* [SUPPLIED MATERIAL]:
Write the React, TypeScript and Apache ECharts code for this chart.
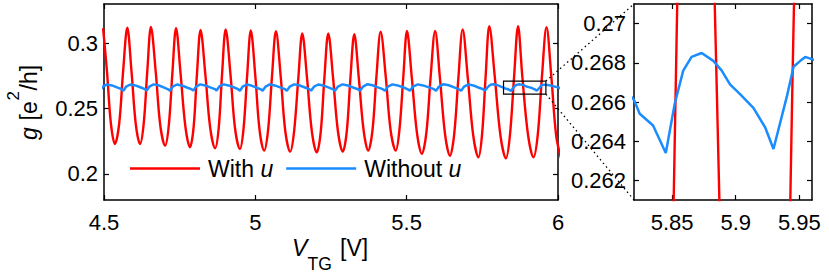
import React, { useEffect, useRef } from "react";
import * as echarts from "echarts";

// ---- data ----
// "With u" (red): gate voltage V_TG [V] and conductance g [e^2/h]
const redV = [
  4.497,
  4.510, 4.523, 4.536,
  4.550, 4.563, 4.577,
  4.591, 4.605, 4.619,
  4.631, 4.643, 4.655,
  4.671, 4.686, 4.702,
  4.714, 4.726, 4.738,
  4.753, 4.769, 4.784,
  4.796, 4.807, 4.819,
  4.835, 4.851, 4.867,
  4.879, 4.890, 4.902,
  4.918, 4.933, 4.949,
  4.961, 4.973, 4.985,
  5.000, 5.014, 5.029,
  5.042, 5.055, 5.068,
  5.084, 5.099, 5.115,
  5.128, 5.142, 5.155,
  5.171, 5.187, 5.203,
  5.216, 5.228, 5.241,
  5.257, 5.273, 5.289,
  5.302, 5.314, 5.327,
  5.342, 5.358, 5.373,
  5.387, 5.400, 5.414,
  5.431, 5.447, 5.464,
  5.476, 5.489, 5.501,
  5.517, 5.534, 5.550,
  5.565, 5.579, 5.594,
  5.610, 5.627, 5.643,
  5.657, 5.671, 5.685,
  5.702, 5.720, 5.737,
  5.749, 5.761, 5.773,
  5.791, 5.810, 5.828,
  5.841, 5.855, 5.868,
  5.882, 5.901, 5.919,
  5.933, 5.947, 5.962,
  5.978, 5.994, 6.010,
];
const redG = [
  0.3115,
  0.2778, 0.2380, 0.2229,
  0.2380, 0.2780, 0.3118,
  0.2780, 0.2380, 0.2229,
  0.2381, 0.2784, 0.3124,
  0.2779, 0.2370, 0.2216,
  0.2369, 0.2773, 0.3114,
  0.2768, 0.2359, 0.2204,
  0.2356, 0.2760, 0.3101,
  0.2757, 0.2350, 0.2196,
  0.2351, 0.2760, 0.3106,
  0.2758, 0.2347, 0.2191,
  0.2345, 0.2753, 0.3098,
  0.2748, 0.2334, 0.2178,
  0.2333, 0.2744, 0.3091,
  0.2741, 0.2327, 0.2170,
  0.2324, 0.2731, 0.3075,
  0.2729, 0.2320, 0.2165,
  0.2320, 0.2729, 0.3075,
  0.2731, 0.2324, 0.2170,
  0.2323, 0.2727, 0.3068,
  0.2730, 0.2329, 0.2178,
  0.2333, 0.2742, 0.3088,
  0.2742, 0.2333, 0.2178,
  0.2334, 0.2745, 0.3093,
  0.2736, 0.2313, 0.2153,
  0.2313, 0.2736, 0.3093,
  0.2730, 0.2301, 0.2139,
  0.2303, 0.2739, 0.3106,
  0.2734, 0.2293, 0.2127,
  0.2298, 0.2749, 0.3131,
  0.2746, 0.2291, 0.2119,
  0.2291, 0.2746, 0.3131,
  0.2749, 0.2298, 0.2127,
  0.2296, 0.2745, 0.3123,
  0.2742, 0.2291, 0.2120,
];

// "Without u" (blue)
const blueV = [
  4.487, 4.496, 4.510, 4.526, 4.545, 4.558,
  4.564, 4.573, 4.587, 4.603, 4.622, 4.635,
  4.641, 4.650, 4.664, 4.680, 4.699, 4.712,
  4.718, 4.727, 4.741, 4.757, 4.776, 4.789,
  4.795, 4.804, 4.818, 4.834, 4.853, 4.866,
  4.872, 4.881, 4.895, 4.911, 4.930, 4.943,
  4.949, 4.958, 4.972, 4.987, 5.005, 5.018,
  5.024, 5.034, 5.048, 5.064, 5.084, 5.098,
  5.104, 5.114, 5.128, 5.144, 5.164, 5.178,
  5.184, 5.194, 5.208, 5.224, 5.243, 5.257,
  5.263, 5.273, 5.288, 5.305, 5.325, 5.339,
  5.346, 5.356, 5.371, 5.387, 5.407, 5.421,
  5.428, 5.438, 5.453, 5.470, 5.490, 5.504,
  5.511, 5.521, 5.537, 5.554, 5.576, 5.590,
  5.597, 5.607, 5.622, 5.639, 5.659, 5.673,
  5.680, 5.690, 5.704, 5.720, 5.739, 5.753,
  5.759, 5.766, 5.773, 5.780, 5.788, 5.797, 5.804, 5.811, 5.820, 5.8245, 5.835,
  5.845, 5.852, 5.8587, 5.8653, 5.8732, 5.8824, 5.889, 5.8955, 5.9034, 5.9139, 5.9232,
  5.9297, 5.9403, 5.9455, 5.9508, 5.9547, 5.9592, 5.965, 5.975, 5.985, 6.000, 6.010,
];
const blueG = [
  0.2637, 0.2668, 0.2685, 0.2677, 0.2660, 0.2648,
  0.2636, 0.2667, 0.2684, 0.2677, 0.2661, 0.2649,
  0.2638, 0.2668, 0.2685, 0.2678, 0.2660, 0.2647,
  0.2636, 0.2667, 0.2684, 0.2676, 0.2659, 0.2648,
  0.2637, 0.2668, 0.2685, 0.2677, 0.2660, 0.2649,
  0.2638, 0.2669, 0.2685, 0.2677, 0.2661, 0.2648,
  0.2636, 0.2667, 0.2684, 0.2676, 0.2659, 0.2647,
  0.2637, 0.2668, 0.2685, 0.2677, 0.2660, 0.2648,
  0.2636, 0.2668, 0.2685, 0.2678, 0.2661, 0.2648,
  0.2637, 0.2667, 0.2684, 0.2677, 0.2660, 0.2647,
  0.2636, 0.2668, 0.2685, 0.2677, 0.2659, 0.2648,
  0.2637, 0.2668, 0.2686, 0.2678, 0.2660, 0.2648,
  0.2636, 0.2667, 0.2685, 0.2677, 0.2661, 0.2647,
  0.2637, 0.2668, 0.2685, 0.2677, 0.2660, 0.2648,
  0.2636, 0.2668, 0.2686, 0.2678, 0.2660, 0.2647,
  0.2637, 0.2668, 0.2685, 0.2677, 0.2659, 0.2648,
  0.2637, 0.2659, 0.2676, 0.2684, 0.2685, 0.2681, 0.2675, 0.2668, 0.2661, 0.2654, 0.2648,
  0.2634, 0.2659, 0.2676, 0.2683, 0.2685, 0.2681, 0.2676, 0.2669, 0.2664, 0.2657, 0.2647,
  0.2636, 0.2663, 0.2678, 0.2681, 0.2683, 0.2682, 0.2681, 0.2676, 0.2670, 0.2662, 0.2652,
];

const seriesNames = ["With u", "Without u"];

// axis ranges and ticks
const mainXRange = [4.5, 6];
const mainYRange = [0.18, 0.33];
const mainXTicks = [4.5, 5, 5.5, 6];
const mainYTicks = [0.2, 0.25, 0.3];
const zoomXRange = [5.82, 5.96];
const zoomYRange = [0.261, 0.271];
const zoomXTicks = [5.85, 5.9, 5.95];
const zoomYTicks = [0.262, 0.264, 0.266, 0.268, 0.27];

const RED = "#ff0000";
const BLUE = "#1a8cff";
const FONT = "'Liberation Sans', Arial, Helvetica, sans-serif";

export default function App() {
  const ref = useRef<HTMLDivElement>(null);

  useEffect(() => {
    const chart = echarts.init(ref.current!, null, { renderer: "svg" });
    const red = redV.map((v, i) => [v, redG[i]]);
    const blue = blueV.map((v, i) => [v, blueG[i]]);

    const axisLine = { show: true, onZero: false, lineStyle: { color: "#000", width: 1.5 } };
    const tick = (vals: number[]) => ({
      show: true,
      inside: true,
      length: 5,
      customValues: vals,
      lineStyle: { color: "#000", width: 1.2 },
    });
    const label = (vals: number[], show: boolean, margin: number) =>
      show
        ? { show: true, customValues: vals, color: "#000", fontSize: 22, fontFamily: FONT, margin }
        : { show: false };
    const mkAxis = (
      grid: number,
      position: string,
      range: number[],
      ticks: number[],
      showLabel: boolean,
      margin: number
    ) => ({
      type: "value",
      gridIndex: grid,
      position,
      min: range[0],
      max: range[1],
      axisLine,
      axisTick: tick(ticks),
      axisLabel: label(ticks, showLabel, margin),
      splitLine: { show: false },
    });

    const lineSeries = (
      name: string,
      data: number[][],
      axisIdx: number,
      color: string,
      width: number,
      smooth: number | boolean
    ) => ({
      name,
      type: "line",
      xAxisIndex: axisIdx,
      yAxisIndex: axisIdx,
      data,
      symbol: "none",
      showSymbol: false,
      smooth,
      clip: true,
      lineStyle: { color, width },
      itemStyle: { color },
      emphasis: { disabled: true },
    });

    chart.setOption({
      animation: false,
      grid: [
        { left: 104, top: 4, width: 454, height: 196 },
        { left: 634, top: 4, width: 178, height: 196 },
      ],
      xAxis: [
        mkAxis(0, "bottom", mainXRange, mainXTicks, true, 11),
        mkAxis(0, "top", mainXRange, mainXTicks, false, 0),
        mkAxis(1, "bottom", zoomXRange, zoomXTicks, true, 11),
        mkAxis(1, "top", zoomXRange, zoomXTicks, false, 0),
      ],
      yAxis: [
        mkAxis(0, "left", mainYRange, mainYTicks, true, 6),
        mkAxis(0, "right", mainYRange, mainYTicks, false, 0),
        mkAxis(1, "left", zoomYRange, zoomYTicks, true, 8),
        mkAxis(1, "right", zoomYRange, zoomYTicks, false, 0),
      ],
      legend: {
        data: seriesNames.map((name) => ({ name, icon: "rect" })),
        left: 130,
        top: 157,
        padding: 0,
        itemWidth: 70,
        itemHeight: 2.4,
        itemGap: 13,
        selectedMode: false,
        formatter: (name: string) => name.replace(/u$/, "{i|u}"),
        textStyle: {
          color: "#000",
          fontSize: 23,
          fontFamily: FONT,
          padding: [0, 0, 0, 3],
          rich: { i: { fontStyle: "italic", fontSize: 23, fontFamily: FONT, color: "#000" } },
        },
      },
      series: [
        lineSeries(seriesNames[0], red, 0, RED, 2.4, 0.35),
        lineSeries(seriesNames[1], blue, 0, BLUE, 2.5, false),
        lineSeries(seriesNames[0], red, 2, RED, 2.4, 0.35),
        lineSeries(seriesNames[1], blue, 2, BLUE, 2.5, false),
      ],
    });

    // inset box + connector lines, from data coordinates
    const tl = chart.convertToPixel({ seriesIndex: 0 }, [zoomXRange[0], zoomYRange[1]]) as number[];
    const br = chart.convertToPixel({ seriesIndex: 0 }, [zoomXRange[1], zoomYRange[0]]) as number[];
    const zTop = chart.convertToPixel({ seriesIndex: 2 }, [zoomXRange[0], zoomYRange[1]]) as number[];
    const zBot = chart.convertToPixel({ seriesIndex: 2 }, [zoomXRange[0], zoomYRange[0]]) as number[];
    const dotted = { stroke: "#000", lineWidth: 1.3, lineDash: [1.5, 3.2] };
    const txt = (text: string, size: number, italic = false) => ({
      text,
      font: `${italic ? "italic " : ""}${size}px ${FONT}`,
      fill: "#000",
      align: "left",
      verticalAlign: "middle",
    });

    chart.setOption({
      graphic: [
        {
          type: "rect",
          shape: { x: tl[0], y: tl[1], width: br[0] - tl[0], height: br[1] - tl[1] },
          style: { fill: "none", stroke: "#000", lineWidth: 1.2 },
          z: 100,
        },
        { type: "line", shape: { x1: br[0], y1: tl[1], x2: zTop[0], y2: zTop[1] }, style: dotted, z: 100 },
        { type: "line", shape: { x1: br[0], y1: br[1], x2: zBot[0], y2: zBot[1] }, style: dotted, z: 100 },
        // x axis title: V_TG [V]
        { type: "text", x: 292, y: 247.7, style: txt("V", 23, true) },
        { type: "text", x: 307.5, y: 263.5, style: txt("TG", 17.5) },
        { type: "text", x: 340, y: 247.7, style: txt("[V]", 23) },
        // y axis title: g [e^2/h]
        {
          type: "group",
          x: 31,
          y: 102,
          rotation: Math.PI / 2,
          children: [
            { type: "text", x: -38, y: -2, style: txt("g", 23, true) },
            { type: "text", x: -18.5, y: -2, style: txt("[", 23) },
            { type: "text", x: -12, y: -2, style: txt("e", 23) },
            { type: "text", x: 1.5, y: -18, style: txt("2", 17) },
            { type: "text", x: 11.5, y: -2, style: txt("/h]", 23) },
          ],
        },
      ],
    });

    return () => chart.dispose();
  }, []);

  return (
    <div
      ref={ref}
      style={{ position: "fixed", left: 0, top: 0, width: 829, height: 280, background: "#fff" }}
    />
  );
}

* [WORK REQUIRED]: Without the pictures, please reproduce each line of the listing above exactly, from the first one through the line bearing "import * as".

* [SOLUTION]:
Write the React, TypeScript and Apache ECharts code for this chart.
import React, { useEffect, useRef } from "react";
import * as echarts from "echarts";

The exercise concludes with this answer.